Intervista a Andrea Riccardi: «Roma è sofferente, Raggi dimostri di saper governare»

Il fondatore di Sant'Egidio: «Non funzionano le strutture fondamentali, città a rischio»

Lo sguardo di Andrea Riccardi, romano, fondatore della Comunità di Sant'Egidio, in questi giorni è prevalentemente concentrato sul prossimo incontro interreligioso di Assisi, domenica prossima, a trent'anni da quel primo, storico, incontro voluto da Papa Giovanni Paolo II. Ma non può non rivolgersi anche alla sua città dove nel 1968, con il doposcuola ai bimbi delle baracche, tutto ha avuto inizio: il suo impegno sociale e l'attività di una Comunità che è stata definita l'Onu della Chiesa, per il suo impegno in tanti paesi del mondo. Oggi Roma è a rischio, dice, e «non si risolleverà senza un impegno di tutti».
«Tornando con la mente ad allora, a quell'impegno tra gli abitanti più disagiati della città - dice Riccardi - osservo che anche oggi Roma è sofferente: non funzionano le strutture fondamentali, come la raccolta dell'immondizia o i trasporti; le periferie soffrono più di tutti, se non si investe lì, Roma è a rischio».
Prima delle elezioni, lei disse all'Unità: non basta un Sindaco per risolvere i problemi di Roma.
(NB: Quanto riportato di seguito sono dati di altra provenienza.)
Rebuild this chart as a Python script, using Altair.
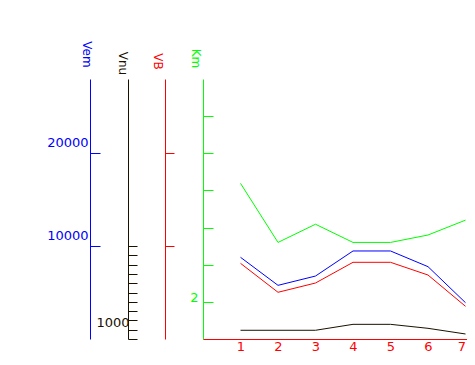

Ora però Roma un sindaco ce l'ha ed è inevitabile chiederle un giudizio, da cittadino romano e da autorevole esponente del mondo cattolico.
«Sono stanco di parlare e sentir parlare del gossip attorno a Virginia Raggi. Diamole tempo e lei dimostri di saper governare. Spostiamo lo sguardo dal Campidoglio alla città: i problemi di Roma vengono da lontano e non saranno risolti da questa giunta. Quel che io vedo mancare è un impegno civico: noi romani fuggiamo dall'impegno comune, ognuno, anche le cosiddette eccellenze si rinchiudono nella propria nicchia, i partiti sono morti, e non si vede in giro una classe dirigente, nella stessa amministrazione nessuno si prende la responsabilità di firmare qualcosa. Nel frattempo Roma affoga nei suoi problemi, acuiti dalle dimensioni della città e da una burocrazia pletorica e inefficiente. Senza uno scatto, una presa di coscienza civica, Roma sprofonda e neppure Mosè potrebbe risollevarla dalle acque».
C'è stata una polemica su alcune valutazioni del Vaticano sulla giunta: c'è chi le ha interpretate come critiche e chi invece ha accusato le opposizioni di averle forzate e strumentalizzate. Lei come la vede?
«Il Vaticano è in attesa, come lo siamo tutti noi romani. Ma almeno il Vaticano ha parlato, mentre tutti gli altri tacciono, in una sorta di silenzio della rassegnazione che riguarda anche il mondo cattolico, chiuso nelle sue nicchie. C'è stata la lettera del cardinal Vallini, è vero, ma io mi sarei aspettato che nel quarantennale del famoso convegno diocesano sui mali di Roma si facesse qualcosa di simile, ci si applicasse con analoga passione alle sofferenze della Roma odierna. Tuttavia, nei luoghi dove più acuta è la crisi, nelle periferie, chi c'è in prima linea? Partiti e sindacati sono scomparsi, restano solo i sacerdoti e i volontari cattolici. A Roma c'è tanta gente per bene, tanta gente che si dà da fare, quel che manca è qualcosa che le metta insieme».
Da dove ripartire?
«I problemi di Roma richiedono interventi di lungo periodo. C'è prima di tutto da cambiare quella mentalità romana di cui parlavo prima e ricostruire un tessuto umano e civile; poi ci sono da ripensare le dimensioni monstre della città. Ma il problema più grande è quello delle periferie. Non faremo nulla se non torneremo a una passione civile per le periferie».